◆ TASK INSTRUCTIONS:
Wherever the string "matplotlib" appears in a line, extract that line.

◆ SOURCE DATA:
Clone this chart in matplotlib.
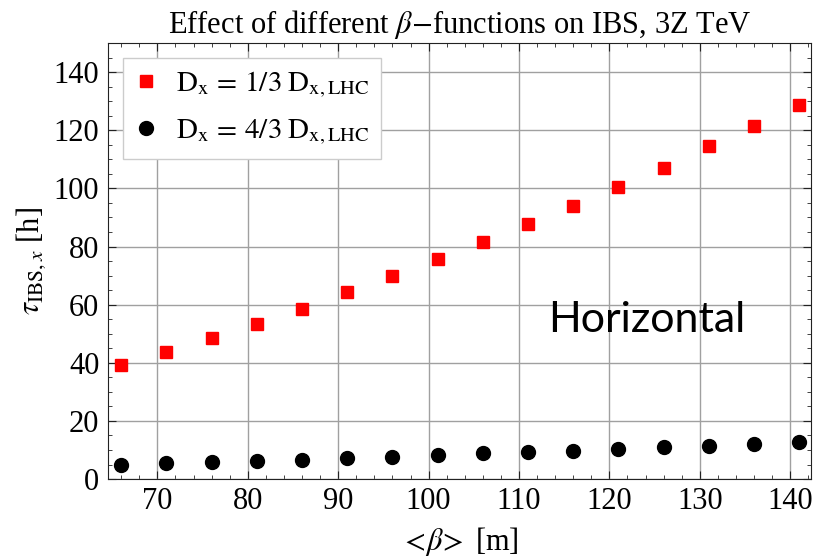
import matplotlib
matplotlib.use("Agg")
import matplotlib.pyplot as plt
from matplotlib.ticker import MultipleLocator

# <beta> [m]
beta = [66, 71, 76, 81, 86, 91, 96, 101, 106, 111, 116, 121, 126, 131, 136, 141]
# tau_IBS,x [h]
tau_13 = [39.3, 43.8, 48.6, 53.5, 58.6, 64.3, 69.8, 75.8, 81.5, 87.7, 94.0, 100.5, 107.0, 114.5, 121.3, 128.6]
tau_43 = [4.9, 5.5, 5.9, 6.3, 6.7, 7.3, 7.7, 8.3, 8.8, 9.2, 9.8, 10.3, 10.9, 11.4, 11.9, 12.6]

plt.rcParams["font.family"] = ["Liberation Serif", "DejaVu Serif"]
plt.rcParams["mathtext.fontset"] = "stix"

fig = plt.figure(figsize=(8.25, 5.59), dpi=100)
ax = fig.add_axes([0.1305, 0.143, 0.8525, 0.78])

ax.plot(beta, tau_13, ls="none", marker="s", ms=8.5, color="#ff0000",
        label=r"$\mathrm{D_x\,=\,1/3\;D_{x,LHC}}$")
ax.plot(beta, tau_43, ls="none", marker="o", ms=10, color="black",
        label=r"$\mathrm{D_x\,=\,4/3\;D_{x,LHC}}$")

ax.set_xlim(64.5, 142.3)
ax.set_ylim(0, 150)
ax.set_xticks(range(70, 141, 10))
ax.set_yticks(range(0, 141, 20))
ax.xaxis.set_minor_locator(MultipleLocator(2))
ax.yaxis.set_minor_locator(MultipleLocator(5))
ax.tick_params(which="both", direction="in", top=True, right=True, color="#222222")
ax.tick_params(which="major", length=6, labelsize=22, pad=6)
ax.tick_params(which="minor", length=3)
ax.grid(True, which="major", color="#a0a0a0", lw=1)
for s in ax.spines.values():
    s.set_color("#222222")

ax.set_title(r"Effect of different $\beta$$-$functions on IBS, 3Z TeV", fontsize=22, pad=7)
ax.set_xlabel(r"$<\!\beta\!>$ [m]", fontsize=22, labelpad=6)
ax.set_ylabel(r"$\tau_{\mathrm{IBS},x}$ [h]", fontsize=22, labelpad=4)

ax.text(0.626, 0.365, "Horizontal", fontsize=31, family="Lato", transform=ax.transAxes,
        va="center", ha="left")

leg = ax.legend(loc="upper left", fontsize=21, frameon=True, fancybox=False,
                edgecolor="#cccccc", framealpha=1, handlelength=0.8,
                handletextpad=0.6, borderpad=0.4, labelspacing=0.6,
                borderaxespad=0, bbox_to_anchor=(0.022, 0.966))

fig.savefig("out.png", dpi=100)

◆ OUTPUT BELOW:
Clone this chart in matplotlib.
import matplotlib
matplotlib.use("Agg")
import matplotlib.pyplot as plt
from matplotlib.ticker import MultipleLocator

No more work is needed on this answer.